Does immigration make youth unemployment worse?

 

At a London Funders meeting on migrants and refugees in December, Matt Cavanagh of IPPR helped us get to grips with understanding current policy and public attitudes. He was in print and interviewed several times in the last week after a major migration story hit the headlines. Following on from the report by the Migration Advisory Committee on the impact of immigration on unemployment, Matt published short piece on ippr’s website, Does immigration cause unemployment?, highlighting the limits of the MAC's conclusions, and pointing out that the increase in youth unemployment started before any migration boom. Matt discussed this further on BBC News and the article featured in the Financial Times and Guardian

 
Matt  says: “Two weeks into the new year, it is clear that immigration will stay at the heart of political debate.
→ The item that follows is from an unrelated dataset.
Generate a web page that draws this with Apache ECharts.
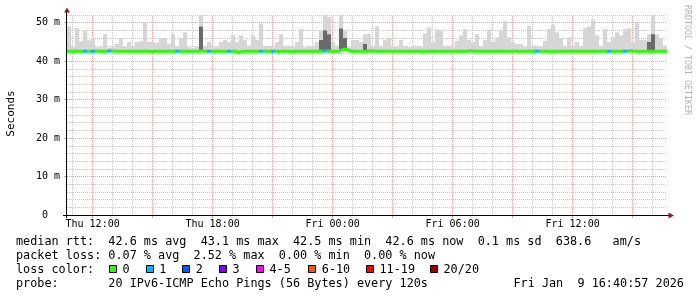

Economic downturns tend to heighten concerns about migrants competing for jobs and depressing wages, and spending cuts tend to sharpen resentment over migrants claiming benefits or adding to pressure on public services.  Britain clearly has a major problem with unemployment, including a problem with youth unemployment which predated the financial crisis. But its causes are too complex to be reduced to blaming immigration, just as the effects of immigration on the labour market are too complex to be reduced to endlessly repeated headlines about ‘foreigners taking all the jobs’.”